Blog
By:
  • Dr. Rathana Peou

There is a scientific consensus that few places in the world will experience the range of effects and the severity of the impacts of Climate Change in Asia and the Pacific.

At the “First, Do No Harm: Avoiding Maladaptation to Climate Change” conference at the Rockfeller Foundation Center in Bellagio, Italy, I, along with other delegates from different countries, were forced to reflect how environmental induced migration is linked to the broader debates of adaptation and development.

The conference also brought to light that there is knowledge gap on what maladaptation is and how it is integral in the nexus of climate induced migration in the Asia Pacific region. A special group composed of 16 international participants from different countries and field of expertise, also called iMACC (International Initiative on Maladaptation to Climate Change), led the discussion on maladaptation and how countries can address it. 

iMACC defined Maladaptation as “an adaptation process that results in increased vulnerability to climate change and/or undermines capacity for future adaptation.”

The group presented different case studies in order to demonstrate the reality of maladaptation. Many case studies showed that inadequate resettlement, land management and resource distribution are some of the reasons that the adaptation capacity of communities, families and individuals are decreased, sometimes forcing them to move. 

There are two cases of maladaptation that, I find, are worth focusing on, because they examine environmental induced migration which is being mitigated by the state.

Case Study 1: Bangladesh, Land uses and specially water bodies’ management in the context of population pressure/ high density

The first study looks at the capacity of people to move or to be forced to move, and suggests an analytical framework to understand the outcomes of climate induced migration in Asia and Pacific.
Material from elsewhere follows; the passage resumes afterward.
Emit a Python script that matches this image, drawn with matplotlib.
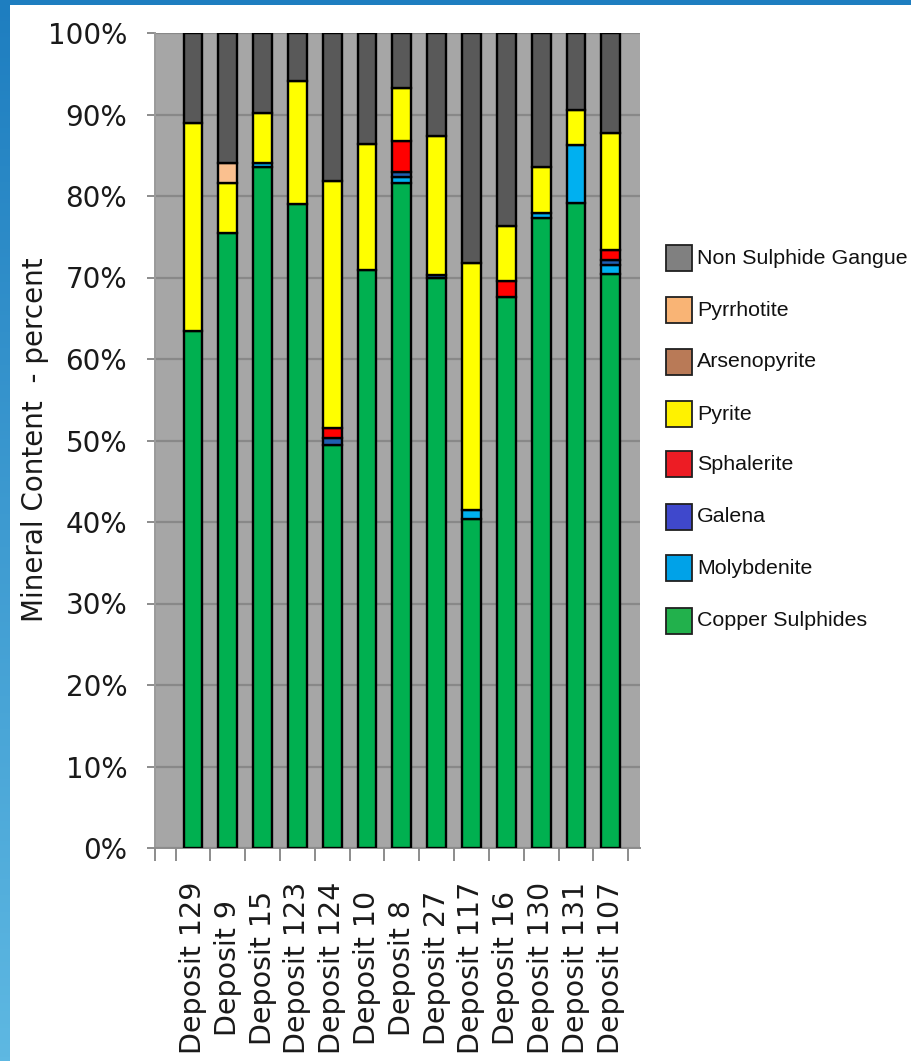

The first example deals with the filling up of low lying lands including the small “khals” (small canals or streams) in and around the city of Dhaka, due to the high population pressure and high urban growth.  It became a common practice that even the rivers around the city are being threatened.  

The practice poses several disasters risks as it increasing the vulnerability to water logging and/or flooding in both the short and long term in the poor- urban communities. 

During monsoons, with heavy rainfall, low lying areas are already vulnerable to flooding, but now, even the relatively higher grounds are also at risk. The rainwater will have nowhere to go as a result of all surrounding water bodies being filled up, thus decreasing the amount of retention in those areas.

Apart from flooding, maladaptation also poses a great risk on land subsidence and/or liquefaction in the event of an earthquake. Prof. Dr Mehedi Ahmed Ansari, director of Bangladesh Network Office for Urban Safety (BNUS), said in an interview with the Independent, "More than 40 per cent of Dhaka’s land is filled up on marshy lands, and high-rises on those areas are at high risk of a sudden collapse."

These filled lands are at a great danger from earthquakes due to soil’s liquefaction, ground subsidence, and soil resonance. Soil expert Prof Dr AMM Shafiullah, said that when it rains heavily in the monsoon after a long break, groundwater pushes rainwater upwards and causes a movement of the ground. Seasonal migration is then amplified in those pre-urban areas forcing families and individual to flee during the rainy season for a period of 2 to 3 months. This phenomenon induced by a mismanagement of the land puts at risk the most vulnerable urban groups --  the slum dwellers.

Case Study 2: Vietnam, Population resettlements in anticipation of climate change impacts 

In the second case study, Dr. Francois Gemenne detailed the Living With Floods (LWF) programme initiated by the Vietnamese government for populations living in the Mekong Delta (for more information http://www.ehs.unu.edu/file/get/3752). Some villages have already been resettled to higher grounds with the goals of reducing the vulnerability of populations by reducing their exposure to dangers. The move, instead, resulted to an increased vulnerability because of the disturbance in their livelihoods, the breach of social cohesion, and the massive violations of human rights. 

The action is clearly maladaptive in the short-term, but could still prove adaptive in the long run, once the livelihoods and social cohesion have been rebuilt.

The question now is, do these two examples cited above qualify as maladaptation under the definition reached at the iMACC Conference? 

This is certainly fuel to stimulate a lively discussion, which could neatly link up environmentally induced migration with a broader frame of analysis that transposes the current debate about human mobility to the current in the current Climate Change and Migration adaptation and development debates. 

In order to facilitate what I hope will be a dynamic debate please find (below) key questions to help us think “outside the box”:

  1. Is environmental induced migration just an outcome of maladaptation or something esle?
  2. Is environmental induced migration related to climate change hazards or a result of broader global changes (e.g., development)?
  3. When it comes to environmental induced migration, can blame (and perhaps penalties and compensation) be apportioned for the underlying notions of Maladaptation?